We'll flatten out each example to a vector of size `(784,)` for compatibility with our model.

In [None]:
class FeedForwardNN_a(nn.Module):
  # input_size: Dimensionality of input feature vector.
  # num_classes: The number of classes in the classification problem.
  # num_hidden: The number of hidden (intermediate) layers to use.
  # hidden_dim: The size of each of the hidden layers.
  # dropout: The proportion of units to drop out after each layer.
  def __init__(self, input_size, num_classes, num_hidden, dropout):
    # Always call the superclass (nn.Module) constructor first!
    super(FeedForwardNN_a, self).__init__()

    # Set up the hidden layers.
    assert num_hidden > 0
    # A special ModuleList to store our hidden layers.
    self.hidden_layers = nn.ModuleList([])
    # First hidden layer maps from input_size -> num_hidden.
    self.hidden_layers.append(nn.Linear(input_size, 512))
    # Subsequent hidden layers map from num_hidden -> num_hidden.
    # Note that they can map to any dimensionality --- as long as the final
    # output is a distribution over your classes!
    # for i in range(num_hidden - 1):
    self.hidden_layers.append(nn.Linear(512, 256))
    self.hidden_layers.append(nn.Linear(256, 128))

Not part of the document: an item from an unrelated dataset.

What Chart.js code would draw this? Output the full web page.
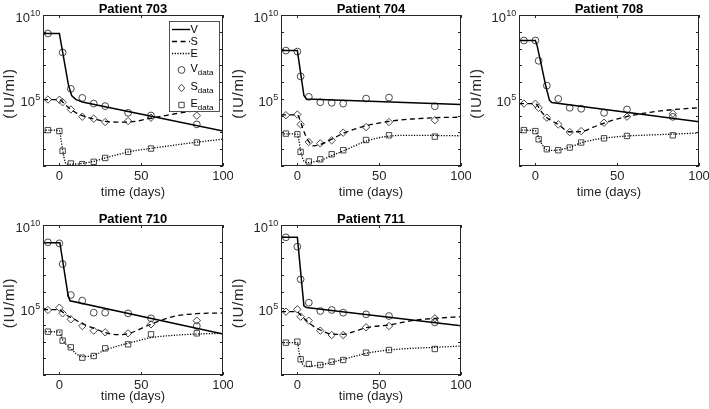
<!DOCTYPE html>
<html>
<head>
<meta charset="utf-8">
<script src="https://cdn.jsdelivr.net/npm/chart.js@4.4.1/dist/chart.umd.min.js"></script>
<style>
  html, body { margin: 0; padding: 0; background: #fff; }
  body { position: relative; width: 709px; height: 409px; overflow: hidden; }
  canvas { position: absolute; }
</style>
</head>
<body>
<canvas id="p703" width="233" height="205" style="left:0;top:0"></canvas>
<canvas id="p704" width="243" height="205" style="left:228px;top:0"></canvas>
<canvas id="p708" width="243" height="205" style="left:466px;top:0"></canvas>
<canvas id="p710" width="233" height="204" style="left:0;top:205px"></canvas>
<canvas id="p711" width="243" height="204" style="left:228px;top:205px"></canvas>
<script>
// sampling days of the measurements, and days at which the model curves were read
const sampleDays = [-7, 0, 2, 7, 14, 21, 28, 42, 56, 84];
const fitDays = [-10, 0, 1, 2, 4, 7, 10, 14, 21, 28, 35, 42, 56, 70, 84, 100];
const xTickValues = [0, 50, 100];
const yTickExponents = [1, 2, 3, 4, 5, 6, 7, 8, 9, 10];
const yLabelExponents = [5, 10];

// all values are log10(IU/ml)
const vData703 = [8.9, null, 7.77, 5.6, 5.06, 4.72, 4.57, 4.17, 4.01, 3.48];
const sData703 = [4.96, 4.95, 4.8, 4.37, 3.94, 3.82, 3.62, 3.68, 3.88, 4.0];
const eData703 = [3.14, 3.08, 1.9, 1.15, 1.11, 1.25, 1.48, 1.84, 2.04, 2.4];
const vFitDays703 = [-10, 0, 5.5, 7.5, 10, 14, 100];
const vFit703 = [8.9, 8.9, 5.85, 5.2, 4.97, 4.82, 3.08];
const sFit703 = [4.96, 4.96, 4.9, 4.82, 4.62, 4.38, 4.18, 4.0, 3.8, 3.66, 3.62, 3.62, 3.85, 4.1, 4.3, 4.5];
const eFit703 = [3.14, 3.12, 2.6, 1.95, 1.15, 1.1, 1.12, 1.15, 1.28, 1.48, 1.66, 1.84, 2.05, 2.24, 2.42, 2.6];

const vData704 = [7.88, 7.82, 6.34, 5.12, 4.8, 4.77, 4.72, 5.02, 5.08, 4.56];
const sData704 = [4.03, 4.07, 3.48, 2.43, 2.35, 2.53, 2.99, 3.32, 3.62, 3.73];
const eData704 = [2.93, 2.89, 1.84, 1.27, 1.4, 1.7, 1.94, 2.55, 2.83, 2.75];
const vFitDays704 = [-10, 0, 1, 4, 5.5, 100];
const vFit704 = [7.88, 7.88, 7.2, 5.2, 5.0, 4.67];
const sFit704 = [4.05, 4.05, 3.9, 3.62, 3.05, 2.45, 2.2, 2.28, 2.6, 2.95, 3.2, 3.4, 3.66, 3.8, 3.88, 3.91];
const eFit704 = [2.92, 2.9, 2.5, 1.9, 1.3, 1.2, 1.25, 1.33, 1.62, 1.9, 2.2, 2.48, 2.78, 2.83, 2.82, 2.8];

const vData708 = [8.48, 8.48, 7.27, 5.79, 5.0, 4.47, 4.41, 4.17, 4.37, 3.93];
const sData708 = [4.72, 4.71, 4.47, 3.88, 3.48, 3.02, 3.08, 3.58, 3.94, 4.12];
const eData708 = [3.14, 3.08, 2.59, 2.0, 1.94, 2.1, 2.4, 2.65, 2.79, 2.83];
const vFitDays708 = [-10, 0, 1, 3.7, 6.4, 8.6, 10, 100];
const vFit708 = [8.48, 8.48, 8.2, 7.0, 5.75, 4.92, 4.78, 3.64];
const sFit708 = [4.72, 4.72, 4.65, 4.5, 4.2, 3.88, 3.7, 3.47, 3.04, 3.05, 3.3, 3.56, 3.95, 4.2, 4.36, 4.47];
const eFit708 = [3.14, 3.1, 2.95, 2.7, 2.3, 1.96, 1.93, 1.95, 2.12, 2.38, 2.55, 2.66, 2.79, 2.85, 2.9, 2.97];

const vData710 = [8.96, 8.9, 7.66, 5.8, 5.46, 4.74, 4.74, 4.7, 4.4, 3.94];
const sData710 = [4.9, 5.04, 4.7, 4.34, 3.94, 3.66, 3.56, 3.5, 4.04, 4.26];
const eData710 = [3.6, 3.54, 3.06, 2.66, 2.04, 2.14, 2.6, 2.84, 3.44, 3.5];
const vFitDays710 = [-10, 0.3, 5.3, 6.5, 100];
const vFit710 = [8.94, 8.94, 5.8, 5.45, 3.46];
const sFit710 = [4.92, 4.92, 4.85, 4.78, 4.62, 4.45, 4.3, 4.08, 3.8, 3.55, 3.42, 3.48, 4.05, 4.52, 4.68, 4.72];
const eFit710 = [3.6, 3.58, 3.4, 3.12, 2.85, 2.6, 2.3, 2.1, 2.18, 2.5, 2.72, 2.9, 3.24, 3.38, 3.46, 3.5];

const vData711 = [9.26, 8.7, 6.74, 5.34, 4.84, 4.9, 4.74, 4.64, 4.54, 4.16];
const sData711 = [4.8, 4.94, 4.5, 4.26, 3.66, 3.4, 3.4, 3.86, 3.94, 4.4];
const eData711 = [2.94, 3.0, 1.94, 1.66, 1.6, 1.8, 1.9, 2.34, 2.5, 2.56];
const vFitDays711 = [-10, 0, 4, 5.5, 100];
const vFit711 = [9.26, 9.26, 5.15, 5.05, 3.96];
const sFit711 = [4.8, 4.8, 4.7, 4.6, 4.4, 4.14, 3.92, 3.7, 3.45, 3.44, 3.62, 3.84, 4.0, 4.26, 4.4, 4.5];
const eFit711 = [2.94, 2.94, 2.4, 1.95, 1.55, 1.52, 1.55, 1.6, 1.76, 1.94, 2.12, 2.3, 2.5, 2.6, 2.66, 2.74];

const FONT = '"Liberation Sans", Arial, Helvetica, sans-serif';
const INK = '#262626';

const toPoints = (days, logs) => days.map((d, i) => ({ x: d, y: logs[i] == null ? null : Math.pow(10, logs[i]) }));

function legendMarker(ctx, kind, x, y) {
  ctx.beginPath();
  if (kind === 'circle') ctx.arc(x, y, 3.4, 0, Math.PI * 2);
  if (kind === 'diamond') { ctx.moveTo(x, y - 3.8); ctx.lineTo(x + 3.2, y); ctx.lineTo(x, y + 3.8); ctx.lineTo(x - 3.2, y); ctx.closePath(); }
  if (kind === 'square') ctx.rect(x - 2.7, y - 2.7, 5.4, 5.4);
  ctx.stroke();
}

function drawLegend(ctx, a) {
  const L = a.right - 54, R = a.right - 3, T = a.top + 6, B = a.top + 97;
  ctx.fillStyle = '#fff';
  ctx.fillRect(L, T, R - L, B - T);
  ctx.strokeStyle = INK; ctx.lineWidth = 0.8;
  ctx.strokeRect(L + 0.5, T + 0.5, R - L - 1, B - T - 1);
  const lines = [['V', [], 1.4, 14.5], ['S', [5, 3.5], 1.3, 26.5], ['E', [1.2, 1.5], 1.3, 38.5]];
  ctx.fillStyle = '#000';
  ctx.textBaseline = 'middle'; ctx.textAlign = 'left';
  lines.forEach(([lab, dash, w, dy]) => {
    ctx.save();
    ctx.strokeStyle = '#000'; ctx.lineWidth = w; ctx.setLineDash(dash);
    ctx.beginPath(); ctx.moveTo(a.right - 51, a.top + dy); ctx.lineTo(a.right - 33, a.top + dy); ctx.stroke();
    ctx.restore();
    ctx.font = '11px ' + FONT;
    ctx.fillText(lab, a.right - 32.5, a.top + dy);
  });
  const marks = [['V', 'circle', 55], ['S', 'diamond', 73], ['E', 'square', 90]];
  marks.forEach(([lab, kind, dy]) => {
    ctx.strokeStyle = '#333'; ctx.lineWidth = 0.9;
    legendMarker(ctx, kind, a.right - 41.5, a.top + dy);
    ctx.font = '11px ' + FONT;
    ctx.fillText(lab, a.right - 32.5, a.top + dy - 1.5);
    const w = ctx.measureText(lab).width;
    ctx.font = '8px ' + FONT;
    ctx.fillText('data', a.right - 32.5 + w, a.top + dy + 3);
  });
}

const matlabAxes = {
  id: 'matlabAxes',
  afterDatasetsDraw(chart, args, o) {
    if (o.legend) {
      chart.ctx.save();
      drawLegend(chart.ctx, chart.chartArea);
      chart.ctx.restore();
    }
  },
  afterDraw(chart, args, o) {
    const { ctx, chartArea: a } = chart;
    const x = chart.scales.x, y = chart.scales.y;
    ctx.save();
    ctx.strokeStyle = INK; ctx.lineWidth = 1;
    ctx.strokeRect(a.left + 0.5, a.top + 0.5, a.right - a.left - 1, a.bottom - a.top - 1);
    ctx.beginPath();
    xTickValues.forEach(v => {
      const px = Math.round(x.getPixelForValue(v)) + 0.5;
      ctx.moveTo(px, a.bottom); ctx.lineTo(px, a.bottom - 3);
      ctx.moveTo(px, a.top); ctx.lineTo(px, a.top + 3);
    });
    yTickExponents.forEach(e => {
      const py = Math.round(y.getPixelForValue(Math.pow(10, e))) + 0.5;
      ctx.moveTo(a.left, py); ctx.lineTo(a.left + 3, py);
      ctx.moveTo(a.right, py); ctx.lineTo(a.right - 3, py);
    });
    ctx.stroke();

    ctx.fillStyle = INK;
    ctx.textBaseline = 'alphabetic';
    ctx.font = '13px ' + FONT; ctx.textAlign = 'center';
    xTickValues.forEach(v => ctx.fillText(String(v), x.getPixelForValue(v), a.bottom + 14));
    yLabelExponents.forEach(e => {
      const py = y.getPixelForValue(Math.pow(10, e));
      ctx.font = '13px ' + FONT; const wb = ctx.measureText('10').width;
      ctx.font = '9px ' + FONT; const we = ctx.measureText(String(e)).width;
      const x0 = a.left - 3 - wb - we;
      ctx.textAlign = 'left';
      ctx.font = '13px ' + FONT; ctx.fillText('10', x0, py + 7);
      ctx.font = '9px ' + FONT; ctx.fillText(String(e), x0 + wb + 0.3, py + 1);
    });
    ctx.font = '13px ' + FONT; ctx.textAlign = 'center';
    ctx.fillText('time (days)', (a.left + a.right) / 2, a.bottom + o.xTitleGap);
    ctx.save();
    ctx.translate(a.left + o.yTitleOffset, (a.top + a.bottom) / 2 + 3);
    ctx.rotate(-Math.PI / 2);
    ctx.textBaseline = 'middle';
    ctx.font = '15px ' + FONT;
    ctx.letterSpacing = '0.8px';
    ctx.fillText('(IU/ml)', 0, 0);
    ctx.restore();
    ctx.fillStyle = '#000';
    ctx.font = 'bold 13px ' + FONT;
    ctx.fillText('Patient ' + o.name, (a.left + a.right) / 2, a.top - 2);
    ctx.restore();
  }
};

function makePanel(id, name, vFitDays, vFit, sFit, eFit, vData, sData, eData, pad, extra) {
  const markerBase = { showLine: false, borderColor: '#333', backgroundColor: 'transparent', pointBorderWidth: 0.9, pointHoverRadius: 0 };
  new Chart(document.getElementById(id), {
    type: 'line',
    data: {
      datasets: [
        { label: 'V', data: toPoints(vFitDays, vFit), borderColor: '#000', borderWidth: 1.5, pointRadius: 0, tension: 0 },
        { label: 'S', data: toPoints(fitDays, sFit), borderColor: '#000', borderWidth: 1.3, borderDash: [5, 3.5], pointRadius: 0, cubicInterpolationMode: 'monotone' },
        { label: 'E', data: toPoints(fitDays, eFit), borderColor: '#000', borderWidth: 1.3, borderDash: [1.2, 1.5], pointRadius: 0, cubicInterpolationMode: 'monotone' },
        Object.assign({ label: 'V data', data: toPoints(sampleDays, vData), pointStyle: 'circle', pointRadius: 3.4 }, markerBase),
        Object.assign({ label: 'S data', data: toPoints(sampleDays, sData), pointStyle: 'rectRot', pointRadius: 3.7 }, markerBase),
        Object.assign({ label: 'E data', data: toPoints(sampleDays, eData), pointStyle: 'rect', pointRadius: 3.8 }, markerBase)
      ]
    },
    options: {
      responsive: false,
      animation: false,
      events: [],
      layout: { padding: pad },
      scales: {
        x: { type: 'linear', min: -10, max: 100, display: false },
        y: { type: 'logarithmic', min: 10, max: 1e10, display: false }
      },
      plugins: {
        legend: { display: false },
        tooltip: { enabled: false },
        matlabAxes: Object.assign({ name: name }, extra)
      }
    },
    plugins: [matlabAxes]
  });
}

makePanel('p703', '703', vFitDays703, vFit703, sFit703, eFit703, vData703, sData703, eData703,
  { left: 43, right: 10, top: 15, bottom: 39 }, { legend: true, xTitleGap: 30, yTitleOffset: -33 });
makePanel('p704', '704', vFitDays704, vFit704, sFit704, eFit704, vData704, sData704, eData704,
  { left: 53, right: 10, top: 15, bottom: 39 }, { xTitleGap: 30, yTitleOffset: -42 });
makePanel('p708', '708', vFitDays708, vFit708, sFit708, eFit708, vData708, sData708, eData708,
  { left: 53, right: 10, top: 15, bottom: 39 }, { xTitleGap: 30, yTitleOffset: -42 });
makePanel('p710', '710', vFitDays710, vFit710, sFit710, eFit710, vData710, sData710, eData710,
  { left: 43, right: 10, top: 20, bottom: 34 }, { xTitleGap: 25, yTitleOffset: -33 });
makePanel('p711', '711', vFitDays711, vFit711, sFit711, eFit711, vData711, sData711, eData711,
  { left: 53, right: 10, top: 20, bottom: 34 }, { xTitleGap: 25, yTitleOffset: -42 });
</script>
</body>
</html>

    # Set up the dropout layer.
    self.dropout = nn.Dropout(dropout)

    # Set up the final transform to a distribution over classes.
    self.output_projection = nn.Linear(128, num_classes)

    # Set up the nonlinearity to use between layers.
    self.nonlinearity = nn.ReLU()

  # Forward's sole argument is the input.
  # input is of shape (batch_size, input_size)
  def forward(self, x):
    # Apply the hidden layers, nonlinearity, and dropout.
    for hidden_layer in self.hidden_layers:
      x = hidden_layer(x)
      x = self.dropout(x)
      x = self.nonlinearity(x)

    # Output layer: project x to a distribution over classes.
    out = self.output_projection(x)

    # Softmax the out tensor to get a log-probability distribution
    # over classes for each example.
    out_distribution = F.log_softmax(out, dim=-1)
    return out_distribution

In [None]:
ffnn_clf_a = FeedForwardNN_a(input_size=784, num_classes=10, num_hidden=3,
                         dropout=0.2)
print(ffnn_clf_a)

parameters = ffnn_clf_a.parameters()

print("Shapes of model parameters:")
print([x.size() for x in list(parameters)])

FeedForwardNN_a(
  (hidden_layers): ModuleList(
    (0): Linear(in_features=784, out_features=512, bias=True)
    (1): Linear(in_features=512, out_features=256, bias=True)
    (2): Linear(in_features=256, out_features=128, bias=True)
  )
  (dropout): Dropout(p=0.2, inplace=False)
  (output_projection): Linear(in_features=128, out_features=10, bias=True)
  (nonlinearity): ReLU()
)
Shapes of model parameters:
[torch.Size([512, 784]), torch.Size([512]), torch.Size([256, 512]), torch.Size([256]), torch.Size([128, 256]), torch.Size([128]), torch.Size([10, 128]), torch.Size([10])]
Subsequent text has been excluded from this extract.